[MATERIAL PROVIDED]:
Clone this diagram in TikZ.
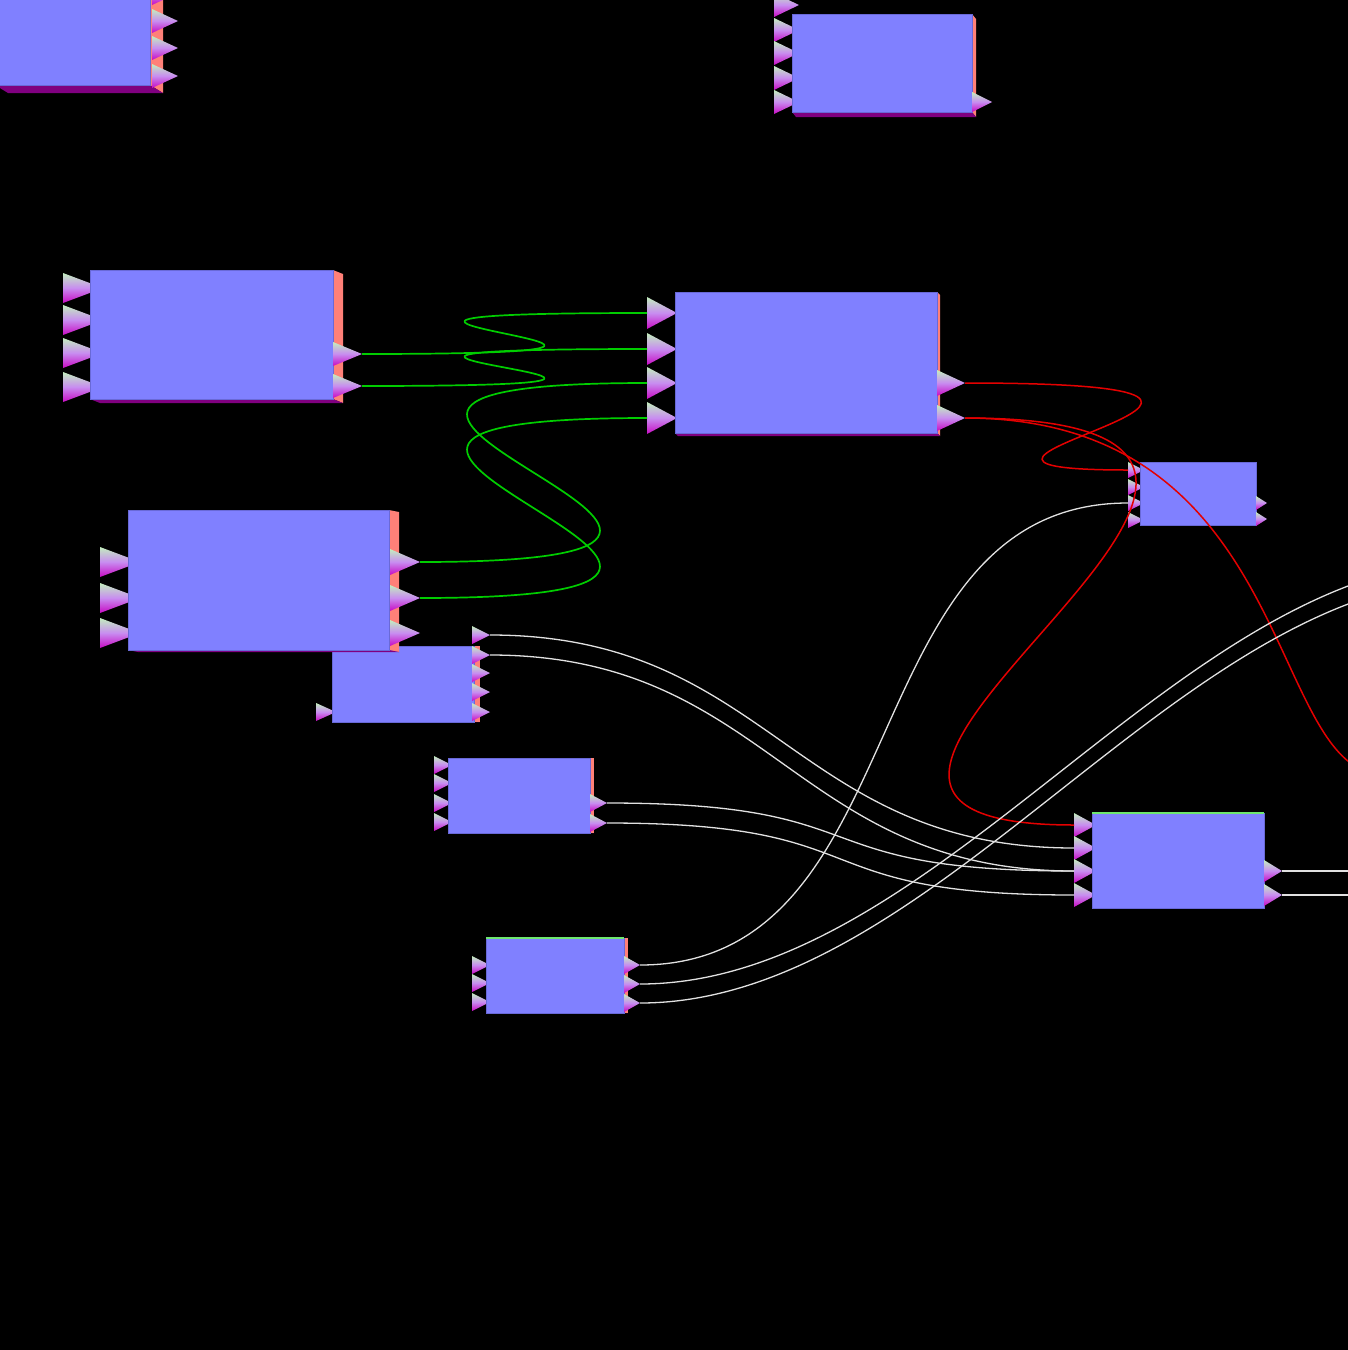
\documentclass[tikz,border=0pt]{standalone}
\usetikzlibrary{fit}
\definecolor{boxblue}{RGB}{128,128,255}
\definecolor{boxedge}{RGB}{105,105,215}
\definecolor{salmon}{RGB}{255,128,120}
\definecolor{purp}{RGB}{128,0,128}
\definecolor{wgreen}{RGB}{0,205,0}
\definecolor{wred}{RGB}{228,0,0}
\definecolor{wwhite}{RGB}{225,225,225}
\definecolor{ptop}{RGB}{195,238,190}
\definecolor{pmid}{RGB}{200,140,240}
\definecolor{pbot}{RGB}{200,10,195}
\definecolor{topgreen}{RGB}{110,230,110}
\tikzset{
  box/.style={fill=boxblue, draw=boxedge, line width=0.6pt, inner sep=0pt, outer sep=0pt},
  portshade/.style={top color=ptop, bottom color=pbot, middle color=pmid},
  gline/.style={draw=wgreen, line width=1.7pt, line join=round},
  rline/.style={draw=wred, line width=1.5pt, line join=round},
  wline/.style={draw=wwhite, line width=1.3pt, line join=round},
  greentop/.style={draw=topgreen, line width=1.6pt}
}
% name, xbase, y, half height, width
\newcommand\portin[5]{%
  \shade[portshade] (#2,#3-#4) -- (#2+#5,#3) -- (#2,#3+#4) -- cycle;
  \coordinate (#1) at (#2,#3);}
\newcommand\portout[5]{%
  \shade[portshade] (#2,#3-#4) -- (#2+#5,#3) -- (#2,#3+#4) -- cycle;
  \coordinate (#1) at (#2+#5,#3);}
% name, x1, y1, x2, y2, dx, dy
\newcommand\slab[7]{%
  \fill[salmon] (#4,#3) -- (#4+#6,#3+#7) -- (#4+#6,#5+#7) -- (#4,#5) -- cycle;
  \fill[purp] (#2,#5) -- (#4,#5) -- (#4+#6,#5+#7) -- (#2+#6,#5+#7) -- cycle;
  \node[box, fit={(#2,#3) (#4,#5)}] (#1) {};}
\begin{document}
\begin{tikzpicture}[x=1pt,y=-1pt]
\useasboundingbox (0,0) rectangle (1348,1350);
\fill[black] (0,0) rectangle (1348,1350);
\clip (0,0) rectangle (1348,1350);

% ---- box A (top left, cut off)
\slab{A}{-5}{-10}{150}{85}{13}{8}
\portout{Ao0}{152}{-7}{12}{26}
\portout{Ao1}{152}{21}{12}{26}
\portout{Ao2}{152}{48}{12}{26}
\portout{Ao3}{152}{76}{12}{26}

% ---- box B (top)
\portin{Bi1}{774}{5}{12}{25}
\portin{Bi2}{774}{30}{12}{25}
\portin{Bi3}{774}{53}{12}{25}
\portin{Bi4}{774}{78}{12}{25}
\portin{Bi5}{774}{102}{12}{25}
\slab{B}{792}{14}{972}{112}{4}{5}
\portout{Bo1}{972}{102}{10}{20}

% ---- box C
\portin{Ci1}{63}{288}{15}{40}
\portin{Ci2}{63}{320}{15}{40}
\portin{Ci3}{63}{353}{15}{40}
\portin{Ci4}{63}{387}{15}{40}
\slab{C}{90}{270}{333}{399}{10}{4}
\portout{Co1}{333}{354}{12}{29}
\portout{Co2}{333}{386}{12}{29}

% ---- box D
\portin{Di1}{647}{313}{16}{30}
\portin{Di2}{647}{349}{16}{30}
\portin{Di3}{647}{383}{16}{30}
\portin{Di4}{647}{418}{16}{30}
\slab{D}{675}{292}{937}{433}{3}{3}
\portout{Do1}{937}{383}{13}{28}
\portout{Do2}{937}{418}{13}{28}

% ---- box F (under E)
\portin{Fi1}{316}{712}{9}{20}
\slab{F}{332}{646}{474}{722}{6}{0}
\portout{Fo1}{472}{635}{9}{18}
\portout{Fo2}{472}{655}{9}{18}
\portout{Fo3}{472}{673}{9}{18}
\portout{Fo4}{472}{692}{9}{18}
\portout{Fo5}{472}{712}{9}{18}

% ---- box E
\portin{Ei1}{100}{562}{15}{40}
\portin{Ei2}{100}{598}{15}{40}
\portin{Ei3}{100}{633}{15}{40}
\slab{E}{128}{510}{389}{650}{10}{2}
\portout{Eo1}{390}{562}{13}{30}
\portout{Eo2}{390}{598}{13}{30}
\portout{Eo3}{390}{633}{13}{30}

% ---- box G
\portin{Gi1}{434}{765}{9}{18}
\portin{Gi2}{434}{783}{9}{18}
\portin{Gi3}{434}{803}{9}{18}
\portin{Gi4}{434}{822}{9}{18}
\slab{G}{448}{758}{590}{833}{4}{0}
\portout{Go1}{590}{803}{9}{17}
\portout{Go2}{590}{823}{9}{17}

% ---- box H
\portin{Hi1}{472}{965}{9}{18}
\portin{Hi2}{472}{983}{9}{18}
\portin{Hi3}{472}{1002}{9}{18}
\slab{H}{486}{938}{624}{1013}{4}{0}
\draw[greentop] (H.north west) -- (H.north east);
\portout{Ho1}{624}{965}{9}{16}
\portout{Ho2}{624}{984}{9}{16}
\portout{Ho3}{624}{1003}{9}{16}

% ---- box I
\portin{Ii1}{1128}{470}{8}{16}
\portin{Ii2}{1128}{487}{8}{16}
\portin{Ii3}{1128}{503}{8}{16}
\portin{Ii4}{1128}{520}{8}{16}
\slab{I}{1140}{462}{1256}{525}{0}{0}
\portout{Io1}{1256}{503}{7}{11}
\portout{Io2}{1256}{519}{7}{11}

% ---- box J
\portin{Ji1}{1074}{825}{12}{22}
\portin{Ji2}{1074}{848}{12}{22}
\portin{Ji3}{1074}{871}{12}{22}
\portin{Ji4}{1074}{895}{12}{22}
\slab{J}{1092}{813}{1264}{908}{0}{0}
\draw[greentop] (J.north west) -- (J.north east);
\portout{Jo1}{1264}{871}{11}{18}
\portout{Jo2}{1264}{895}{11}{18}

% ---- off-picture ends
\coordinate (offR) at (1385,775);
\coordinate (offH2) at (1480,560);
\coordinate (offH3) at (1480,578);
\coordinate (offJ1) at (1420,871);
\coordinate (offJ2) at (1420,895);

% ---- green connectors
\draw[gline] (Co1) .. controls +(480,0) and +(-480,0) .. (Di1);
\draw[gline] (Co2) .. controls +(480,0) and +(-480,0) .. (Di2);
\draw[gline] (Eo1) .. controls +(512,0) and +(-512,0) .. (Di3);
\draw[gline] (Eo2) .. controls +(512,0) and +(-512,0) .. (Di4);

% ---- red connectors
\draw[rline] (Do1) .. controls +(444,0) and +(-289,0) .. (Ii1);
\draw[rline] (Do2) .. controls +(505,0) and +(-420,0) .. (Ji1);
\draw[rline] (Do2) .. controls +(335,0) and +(-120,0) .. (offR);

% ---- white connectors
\draw[wline] (Fo1) .. controls +(280,0) and +(-280,0) .. (Ji2);
\draw[wline] (Fo2) .. controls +(280,0) and +(-280,0) .. (Ji3);
\draw[wline] (Go1) .. controls +(280,0) and +(-280,0) .. (Ji3);
\draw[wline] (Go2) .. controls +(280,0) and +(-280,0) .. (Ji4);
\draw[wline] (Ho1) .. controls +(280,0) and +(-280,0) .. (Ii3);
\draw[wline] (Ho2) .. controls +(300,0) and +(-300,0) .. (offH2);
\draw[wline] (Ho3) .. controls +(300,0) and +(-300,0) .. (offH3);
\draw[wline] (Jo1) -- (offJ1);
\draw[wline] (Jo2) -- (offJ2);
\end{tikzpicture}
\end{document}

[TASK DETAILS]: Return each line from the material above exactly, but not the pictures.

[RESULT OF THE EXERCISE]:
Clone this diagram in TikZ.
\documentclass[tikz,border=0pt]{standalone}
\usetikzlibrary{fit}
\definecolor{boxblue}{RGB}{128,128,255}
\definecolor{boxedge}{RGB}{105,105,215}
\definecolor{salmon}{RGB}{255,128,120}
\definecolor{purp}{RGB}{128,0,128}
\definecolor{wgreen}{RGB}{0,205,0}
\definecolor{wred}{RGB}{228,0,0}
\definecolor{wwhite}{RGB}{225,225,225}
\definecolor{ptop}{RGB}{195,238,190}
\definecolor{pmid}{RGB}{200,140,240}
\definecolor{pbot}{RGB}{200,10,195}
\definecolor{topgreen}{RGB}{110,230,110}
\tikzset{
  box/.style={fill=boxblue, draw=boxedge, line width=0.6pt, inner sep=0pt, outer sep=0pt},
  portshade/.style={top color=ptop, bottom color=pbot, middle color=pmid},
  gline/.style={draw=wgreen, line width=1.7pt, line join=round},
  rline/.style={draw=wred, line width=1.5pt, line join=round},
  wline/.style={draw=wwhite, line width=1.3pt, line join=round},
  greentop/.style={draw=topgreen, line width=1.6pt}
}
% name, xbase, y, half height, width
\newcommand\portin[5]{%
  \shade[portshade] (#2,#3-#4) -- (#2+#5,#3) -- (#2,#3+#4) -- cycle;
  \coordinate (#1) at (#2,#3);}
\newcommand\portout[5]{%
  \shade[portshade] (#2,#3-#4) -- (#2+#5,#3) -- (#2,#3+#4) -- cycle;
  \coordinate (#1) at (#2+#5,#3);}
% name, x1, y1, x2, y2, dx, dy
\newcommand\slab[7]{%
  \fill[salmon] (#4,#3) -- (#4+#6,#3+#7) -- (#4+#6,#5+#7) -- (#4,#5) -- cycle;
  \fill[purp] (#2,#5) -- (#4,#5) -- (#4+#6,#5+#7) -- (#2+#6,#5+#7) -- cycle;
  \node[box, fit={(#2,#3) (#4,#5)}] (#1) {};}
\begin{document}
\begin{tikzpicture}[x=1pt,y=-1pt]
\useasboundingbox (0,0) rectangle (1348,1350);
\fill[black] (0,0) rectangle (1348,1350);
\clip (0,0) rectangle (1348,1350);

% ---- box A (top left, cut off)
\slab{A}{-5}{-10}{150}{85}{13}{8}
\portout{Ao0}{152}{-7}{12}{26}
\portout{Ao1}{152}{21}{12}{26}
\portout{Ao2}{152}{48}{12}{26}
\portout{Ao3}{152}{76}{12}{26}

% ---- box B (top)
\portin{Bi1}{774}{5}{12}{25}
\portin{Bi2}{774}{30}{12}{25}
\portin{Bi3}{774}{53}{12}{25}
\portin{Bi4}{774}{78}{12}{25}
\portin{Bi5}{774}{102}{12}{25}
\slab{B}{792}{14}{972}{112}{4}{5}
\portout{Bo1}{972}{102}{10}{20}

% ---- box C
\portin{Ci1}{63}{288}{15}{40}
\portin{Ci2}{63}{320}{15}{40}
\portin{Ci3}{63}{353}{15}{40}
\portin{Ci4}{63}{387}{15}{40}
\slab{C}{90}{270}{333}{399}{10}{4}
\portout{Co1}{333}{354}{12}{29}
\portout{Co2}{333}{386}{12}{29}

% ---- box D
\portin{Di1}{647}{313}{16}{30}
\portin{Di2}{647}{349}{16}{30}
\portin{Di3}{647}{383}{16}{30}
\portin{Di4}{647}{418}{16}{30}
\slab{D}{675}{292}{937}{433}{3}{3}
\portout{Do1}{937}{383}{13}{28}
\portout{Do2}{937}{418}{13}{28}

% ---- box F (under E)
\portin{Fi1}{316}{712}{9}{20}
\slab{F}{332}{646}{474}{722}{6}{0}
\portout{Fo1}{472}{635}{9}{18}
\portout{Fo2}{472}{655}{9}{18}
\portout{Fo3}{472}{673}{9}{18}
\portout{Fo4}{472}{692}{9}{18}
\portout{Fo5}{472}{712}{9}{18}

% ---- box E
\portin{Ei1}{100}{562}{15}{40}
\portin{Ei2}{100}{598}{15}{40}
\portin{Ei3}{100}{633}{15}{40}
\slab{E}{128}{510}{389}{650}{10}{2}
\portout{Eo1}{390}{562}{13}{30}
\portout{Eo2}{390}{598}{13}{30}
\portout{Eo3}{390}{633}{13}{30}

% ---- box G
\portin{Gi1}{434}{765}{9}{18}
\portin{Gi2}{434}{783}{9}{18}
\portin{Gi3}{434}{803}{9}{18}
\portin{Gi4}{434}{822}{9}{18}
\slab{G}{448}{758}{590}{833}{4}{0}
\portout{Go1}{590}{803}{9}{17}
\portout{Go2}{590}{823}{9}{17}

% ---- box H
\portin{Hi1}{472}{965}{9}{18}
\portin{Hi2}{472}{983}{9}{18}
\portin{Hi3}{472}{1002}{9}{18}
\slab{H}{486}{938}{624}{1013}{4}{0}
\draw[greentop] (H.north west) -- (H.north east);
\portout{Ho1}{624}{965}{9}{16}
\portout{Ho2}{624}{984}{9}{16}
\portout{Ho3}{624}{1003}{9}{16}

% ---- box I
\portin{Ii1}{1128}{470}{8}{16}
\portin{Ii2}{1128}{487}{8}{16}
\portin{Ii3}{1128}{503}{8}{16}
\portin{Ii4}{1128}{520}{8}{16}
\slab{I}{1140}{462}{1256}{525}{0}{0}
\portout{Io1}{1256}{503}{7}{11}
\portout{Io2}{1256}{519}{7}{11}

% ---- box J
\portin{Ji1}{1074}{825}{12}{22}
\portin{Ji2}{1074}{848}{12}{22}
\portin{Ji3}{1074}{871}{12}{22}
\portin{Ji4}{1074}{895}{12}{22}
\slab{J}{1092}{813}{1264}{908}{0}{0}
\draw[greentop] (J.north west) -- (J.north east);
\portout{Jo1}{1264}{871}{11}{18}
\portout{Jo2}{1264}{895}{11}{18}

% ---- off-picture ends
\coordinate (offR) at (1385,775);
\coordinate (offH2) at (1480,560);
\coordinate (offH3) at (1480,578);
\coordinate (offJ1) at (1420,871);
\coordinate (offJ2) at (1420,895);

% ---- green connectors
\draw[gline] (Co1) .. controls +(480,0) and +(-480,0) .. (Di1);
\draw[gline] (Co2) .. controls +(480,0) and +(-480,0) .. (Di2);
\draw[gline] (Eo1) .. controls +(512,0) and +(-512,0) .. (Di3);
\draw[gline] (Eo2) .. controls +(512,0) and +(-512,0) .. (Di4);

% ---- red connectors
\draw[rline] (Do1) .. controls +(444,0) and +(-289,0) .. (Ii1);
\draw[rline] (Do2) .. controls +(505,0) and +(-420,0) .. (Ji1);
\draw[rline] (Do2) .. controls +(335,0) and +(-120,0) .. (offR);

% ---- white connectors
\draw[wline] (Fo1) .. controls +(280,0) and +(-280,0) .. (Ji2);
\draw[wline] (Fo2) .. controls +(280,0) and +(-280,0) .. (Ji3);
\draw[wline] (Go1) .. controls +(280,0) and +(-280,0) .. (Ji3);
\draw[wline] (Go2) .. controls +(280,0) and +(-280,0) .. (Ji4);
\draw[wline] (Ho1) .. controls +(280,0) and +(-280,0) .. (Ii3);
\draw[wline] (Ho2) .. controls +(300,0) and +(-300,0) .. (offH2);
\draw[wline] (Ho3) .. controls +(300,0) and +(-300,0) .. (offH3);
\draw[wline] (Jo1) -- (offJ1);
\draw[wline] (Jo2) -- (offJ2);
\end{tikzpicture}
\end{document}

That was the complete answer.